#### Task material
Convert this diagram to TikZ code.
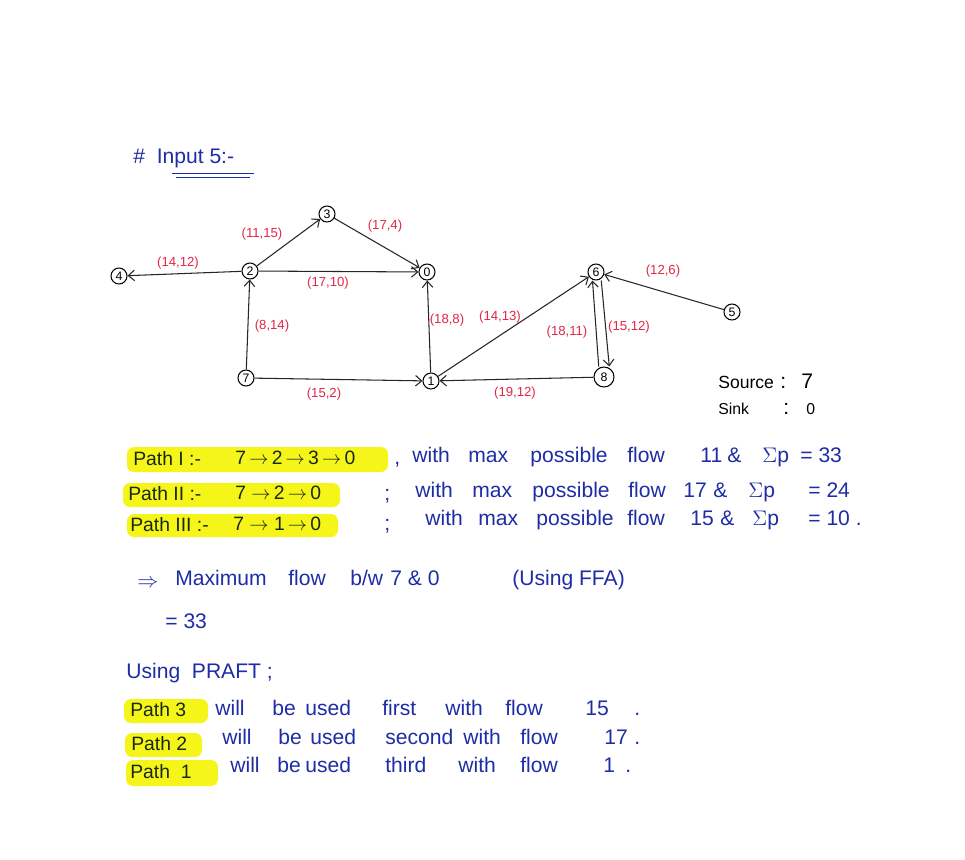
\documentclass[tikz,border=0pt]{standalone}
\usepackage{fontspec}
\setmainfont{Liberation Sans}
\usetikzlibrary{arrows.meta}

\definecolor{inkblue}{RGB}{30,45,165}
\definecolor{inkred}{RGB}{225,40,70}
\definecolor{markeryellow}{RGB}{245,245,25}
\definecolor{inkdark}{RGB}{25,40,20}

\tikzset{
  vertex/.style={circle, draw, line width=0.6pt, inner sep=0pt, minimum size=0.32cm,
    font=\fontsize{7}{8}\selectfont},
  flowedge/.style={-{Straight Barb[length=3.5pt,width=6pt]}, line width=0.6pt, draw=black!85},
  flowlabel/.style={text=inkred, inner sep=0pt, font=\fontsize{7.5}{9}\selectfont},
  handtext/.style={text=inkblue, inner sep=0pt, anchor=base west, font=\fontsize{12}{14}\selectfont},
  hilite/.style={fill=markeryellow, rounded corners=4pt},
  hitext/.style={text=inkdark, inner sep=0pt, anchor=base west, font=\fontsize{11}{13}\selectfont}
}

\begin{document}
\begin{tikzpicture}[x=0.02cm, y=-0.02cm]
    \useasboundingbox[fill=white] (0,0) rectangle (965,860);
    % title
    \node[handtext] (title) at (133,163) {\# \ Input 5:-};
    \draw[inkblue, line width=0.5pt] (172,173) -- (254,173);
    \draw[inkblue, line width=0.5pt] (176,177) -- (250,177);
    % vertices
    \node[vertex] (v4) at (119,276) {4};
    \node[vertex] (v2) at (250,271) {2};
    \node[vertex] (v3) at (327,214) {3};
    \node[vertex] (v0) at (427,272) {0};
    \node[vertex] (v7) at (246,378) {7};
    \node[vertex] (v1) at (431,381) {1};
    \node[vertex] (v6) at (596,272) {6};
    \node[vertex, minimum width=0.4cm] (v8) at (604,377) {8};
    \node[vertex] (v5) at (732,312) {5};
    % edges
    \draw[flowedge] (v2) -- (v4);
    \draw[flowedge] (v2) -- (v3);
    \draw[flowedge] (v3) -- (v0);
    \draw[flowedge] (v2) -- (v0);
    \draw[flowedge] (v7) -- (v2);
    \draw[flowedge] (v7) -- (v1);
    \draw[flowedge] (v1) -- (v0);
    \draw[flowedge] (v1) -- (v6);
    \draw[flowedge] (v8) -- (v1);
    \draw[flowedge] ([xshift=-3pt]v8.north) -- ([xshift=-2pt]v6.south);
    \draw[flowedge] ([xshift=3pt]v6.south) -- ([xshift=3pt]v8.north);
    \draw[flowedge] (v5) -- (v6);
    % capacities / flows
    \node[flowlabel] (l24) at (178,263) {(14,12)};
    \node[flowlabel] (l23) at (262,234) {(11,15)};
    \node[flowlabel] (l30) at (385,226) {(17,4)};
    \node[flowlabel] (l20) at (328,283) {(17,10)};
    \node[flowlabel] (l72) at (272,326) {(8,14)};
    \node[flowlabel] (l71) at (324,394) {(15,2)};
    \node[flowlabel] (l10) at (447,320) {(18,8)};
    \node[flowlabel] (l16) at (500,317) {(14,13)};
    \node[flowlabel] (l81) at (515,393) {(19,12)};
    \node[flowlabel] (l86) at (567,332) {(18,11)};
    \node[flowlabel] (l68) at (629,327) {(15,12)};
    \node[flowlabel] (l56) at (663,271) {(12,6)};
    % source and sink
    \node[handtext, font=\fontsize{10}{12}\selectfont, text=black] (src) at (718,388) {Source};
    \node[handtext, text=black] (srccol) at (780,388) {:};
    \node[handtext, text=black] (srcval) at (801,388) {7};
    \node[handtext, font=\fontsize{9}{11}\selectfont, text=black] (snk) at (718,414) {Sink};
    \node[handtext, text=black] (snkcol) at (783,414) {:};
    \node[handtext, text=black, font=\fontsize{9}{11}\selectfont] (snkval) at (806,414) {0};
    % augmenting paths
    \fill[hilite] (127,447) rectangle (388,472);
    \fill[hilite] (123,483) rectangle (340,507);
    \fill[hilite] (127,514) rectangle (338,537);
    \node[hitext] (p1) at (133,465) {Path I :-};
    \node[hitext] (p1r) at (235,464) {7$\,\rightarrow\,$2$\,\rightarrow\,$3$\,\rightarrow\,$0};
    \node[hitext] (p2) at (128,500) {Path II :-};
    \node[hitext] (p2r) at (235,499) {7$\;\rightarrow\,$2$\,\rightarrow\,$0};
    \node[hitext] (p3) at (130,531) {Path III :-};
    \node[hitext] (p3r) at (233,530) {7$\;\rightarrow\;$1$\,\rightarrow\,$0};
    \node[handtext] (s1) at (394,464) {,};
    \node[handtext] (s2) at (384,500) {;};
    \node[handtext] (s3) at (384,530) {;};
    \foreach \x/\w [count=\i] in {412/with,468/max,530/possible,627/flow,700/11,727/\&,762/$\Sigma$p,800/= 33}
      \node[handtext] (ra\i) at (\x,462) {\w};
    \foreach \x/\w [count=\i] in {415/with,472/max,532/possible,628/flow,683/17,713/\&,748/$\Sigma$p,808/= 24}
      \node[handtext] (rb\i) at (\x,497) {\w};
    \foreach \x/\w [count=\i] in {425/with,478/max,536/possible,627/flow,690/15,720/\&,752/$\Sigma$p,808/= 10 .}
      \node[handtext] (rc\i) at (\x,525) {\w};
    % result
    \node[handtext] (imp) at (137,587) {$\Rightarrow$};
    \foreach \x/\w [count=\i] in {175/Maximum,288/flow,350/{b/w},390/7 \& 0,512/(Using FFA)}
      \node[handtext] (res\i) at (\x,585) {\w};
    \node[handtext] (resval) at (165,628) {= 33};
    % PRAFT order
    \node[handtext] (praft) at (126,678) {Using \ PRAFT ;};
    \fill[hilite] (124,699) rectangle (208,723);
    \fill[hilite] (125,733) rectangle (202,757);
    \fill[hilite] (126,760) rectangle (218,786);
    \node[hitext] (q3) at (130,716) {Path 3};
    \node[hitext] (q2) at (131,750) {Path 2};
    \node[hitext] (q1) at (130,778) {Path \ 1};
    \foreach \x/\w [count=\i] in {215/will,272/be,305/used,382/first,445/with,505/flow,585/15,634/.}
      \node[handtext] (ua\i) at (\x,715) {\w};
    \foreach \x/\w [count=\i] in {222/will,278/be,310/used,385/second,463/with,520/flow,604/17,634/.}
      \node[handtext] (ub\i) at (\x,744) {\w};
    \foreach \x/\w [count=\i] in {230/will,277/be,305/used,385/third,458/with,520/flow,603/1,625/.}
      \node[handtext] (uc\i) at (\x,772) {\w};
\end{tikzpicture}
\end{document}
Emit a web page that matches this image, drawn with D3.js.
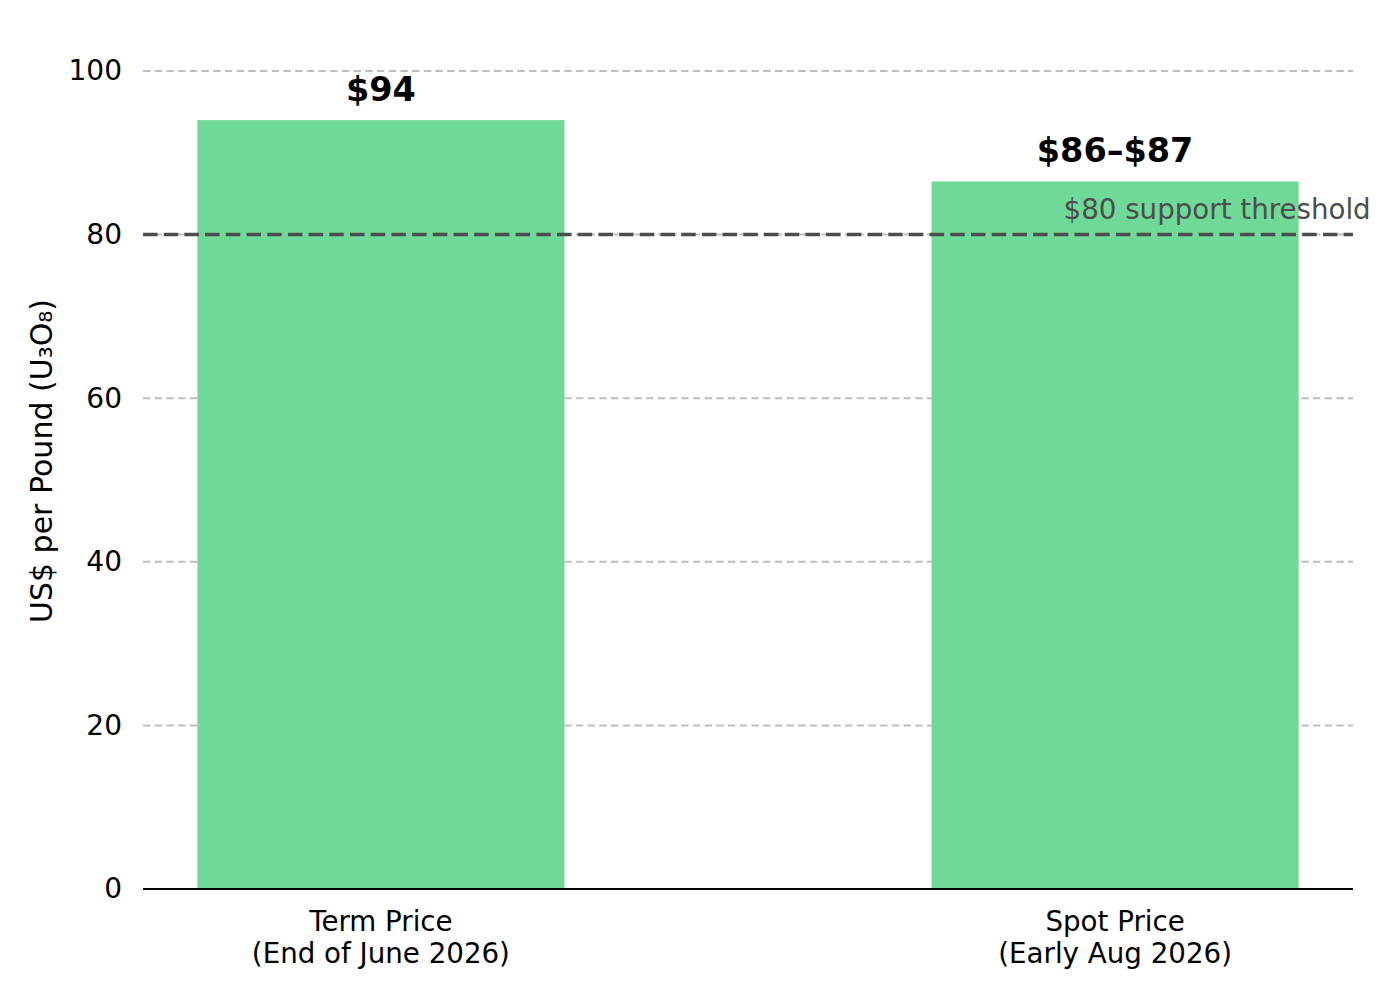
########
# [Task statement]
Return all of the entries exactly as written, but drop any pictures they hold.

# [Exercise solution]
Convert this diagram to TikZ code.
\documentclass[tikz,border=0pt]{standalone}
\usepackage{fontspec}
\setmainfont{Liberation Sans}
\usetikzlibrary{arrows.meta}

\definecolor{inkblue}{RGB}{30,45,165}
\definecolor{inkred}{RGB}{225,40,70}
\definecolor{markeryellow}{RGB}{245,245,25}
\definecolor{inkdark}{RGB}{25,40,20}

\tikzset{
  vertex/.style={circle, draw, line width=0.6pt, inner sep=0pt, minimum size=0.32cm,
    font=\fontsize{7}{8}\selectfont},
  flowedge/.style={-{Straight Barb[length=3.5pt,width=6pt]}, line width=0.6pt, draw=black!85},
  flowlabel/.style={text=inkred, inner sep=0pt, font=\fontsize{7.5}{9}\selectfont},
  handtext/.style={text=inkblue, inner sep=0pt, anchor=base west, font=\fontsize{12}{14}\selectfont},
  hilite/.style={fill=markeryellow, rounded corners=4pt},
  hitext/.style={text=inkdark, inner sep=0pt, anchor=base west, font=\fontsize{11}{13}\selectfont}
}

\begin{document}
\begin{tikzpicture}[x=0.02cm, y=-0.02cm]
    \useasboundingbox[fill=white] (0,0) rectangle (965,860);
    % title
    \node[handtext] (title) at (133,163) {\# \ Input 5:-};
    \draw[inkblue, line width=0.5pt] (172,173) -- (254,173);
    \draw[inkblue, line width=0.5pt] (176,177) -- (250,177);
    % vertices
    \node[vertex] (v4) at (119,276) {4};
    \node[vertex] (v2) at (250,271) {2};
    \node[vertex] (v3) at (327,214) {3};
    \node[vertex] (v0) at (427,272) {0};
    \node[vertex] (v7) at (246,378) {7};
    \node[vertex] (v1) at (431,381) {1};
    \node[vertex] (v6) at (596,272) {6};
    \node[vertex, minimum width=0.4cm] (v8) at (604,377) {8};
    \node[vertex] (v5) at (732,312) {5};
    % edges
    \draw[flowedge] (v2) -- (v4);
    \draw[flowedge] (v2) -- (v3);
    \draw[flowedge] (v3) -- (v0);
    \draw[flowedge] (v2) -- (v0);
    \draw[flowedge] (v7) -- (v2);
    \draw[flowedge] (v7) -- (v1);
    \draw[flowedge] (v1) -- (v0);
    \draw[flowedge] (v1) -- (v6);
    \draw[flowedge] (v8) -- (v1);
    \draw[flowedge] ([xshift=-3pt]v8.north) -- ([xshift=-2pt]v6.south);
    \draw[flowedge] ([xshift=3pt]v6.south) -- ([xshift=3pt]v8.north);
    \draw[flowedge] (v5) -- (v6);
    % capacities / flows
    \node[flowlabel] (l24) at (178,263) {(14,12)};
    \node[flowlabel] (l23) at (262,234) {(11,15)};
    \node[flowlabel] (l30) at (385,226) {(17,4)};
    \node[flowlabel] (l20) at (328,283) {(17,10)};
    \node[flowlabel] (l72) at (272,326) {(8,14)};
    \node[flowlabel] (l71) at (324,394) {(15,2)};
    \node[flowlabel] (l10) at (447,320) {(18,8)};
    \node[flowlabel] (l16) at (500,317) {(14,13)};
    \node[flowlabel] (l81) at (515,393) {(19,12)};
    \node[flowlabel] (l86) at (567,332) {(18,11)};
    \node[flowlabel] (l68) at (629,327) {(15,12)};
    \node[flowlabel] (l56) at (663,271) {(12,6)};
    % source and sink
    \node[handtext, font=\fontsize{10}{12}\selectfont, text=black] (src) at (718,388) {Source};
    \node[handtext, text=black] (srccol) at (780,388) {:};
    \node[handtext, text=black] (srcval) at (801,388) {7};
    \node[handtext, font=\fontsize{9}{11}\selectfont, text=black] (snk) at (718,414) {Sink};
    \node[handtext, text=black] (snkcol) at (783,414) {:};
    \node[handtext, text=black, font=\fontsize{9}{11}\selectfont] (snkval) at (806,414) {0};
    % augmenting paths
    \fill[hilite] (127,447) rectangle (388,472);
    \fill[hilite] (123,483) rectangle (340,507);
    \fill[hilite] (127,514) rectangle (338,537);
    \node[hitext] (p1) at (133,465) {Path I :-};
    \node[hitext] (p1r) at (235,464) {7$\,\rightarrow\,$2$\,\rightarrow\,$3$\,\rightarrow\,$0};
    \node[hitext] (p2) at (128,500) {Path II :-};
    \node[hitext] (p2r) at (235,499) {7$\;\rightarrow\,$2$\,\rightarrow\,$0};
    \node[hitext] (p3) at (130,531) {Path III :-};
    \node[hitext] (p3r) at (233,530) {7$\;\rightarrow\;$1$\,\rightarrow\,$0};
    \node[handtext] (s1) at (394,464) {,};
    \node[handtext] (s2) at (384,500) {;};
    \node[handtext] (s3) at (384,530) {;};
    \foreach \x/\w [count=\i] in {412/with,468/max,530/possible,627/flow,700/11,727/\&,762/$\Sigma$p,800/= 33}
      \node[handtext] (ra\i) at (\x,462) {\w};
    \foreach \x/\w [count=\i] in {415/with,472/max,532/possible,628/flow,683/17,713/\&,748/$\Sigma$p,808/= 24}
      \node[handtext] (rb\i) at (\x,497) {\w};
    \foreach \x/\w [count=\i] in {425/with,478/max,536/possible,627/flow,690/15,720/\&,752/$\Sigma$p,808/= 10 .}
      \node[handtext] (rc\i) at (\x,525) {\w};
    % result
    \node[handtext] (imp) at (137,587) {$\Rightarrow$};
    \foreach \x/\w [count=\i] in {175/Maximum,288/flow,350/{b/w},390/7 \& 0,512/(Using FFA)}
      \node[handtext] (res\i) at (\x,585) {\w};
    \node[handtext] (resval) at (165,628) {= 33};
    % PRAFT order
    \node[handtext] (praft) at (126,678) {Using \ PRAFT ;};
    \fill[hilite] (124,699) rectangle (208,723);
    \fill[hilite] (125,733) rectangle (202,757);
    \fill[hilite] (126,760) rectangle (218,786);
    \node[hitext] (q3) at (130,716) {Path 3};
    \node[hitext] (q2) at (131,750) {Path 2};
    \node[hitext] (q1) at (130,778) {Path \ 1};
    \foreach \x/\w [count=\i] in {215/will,272/be,305/used,382/first,445/with,505/flow,585/15,634/.}
      \node[handtext] (ua\i) at (\x,715) {\w};
    \foreach \x/\w [count=\i] in {222/will,278/be,310/used,385/second,463/with,520/flow,604/17,634/.}
      \node[handtext] (ub\i) at (\x,744) {\w};
    \foreach \x/\w [count=\i] in {230/will,277/be,305/used,385/third,458/with,520/flow,603/1,625/.}
      \node[handtext] (uc\i) at (\x,772) {\w};
\end{tikzpicture}
\end{document}
Emit a web page that matches this image, drawn with D3.js.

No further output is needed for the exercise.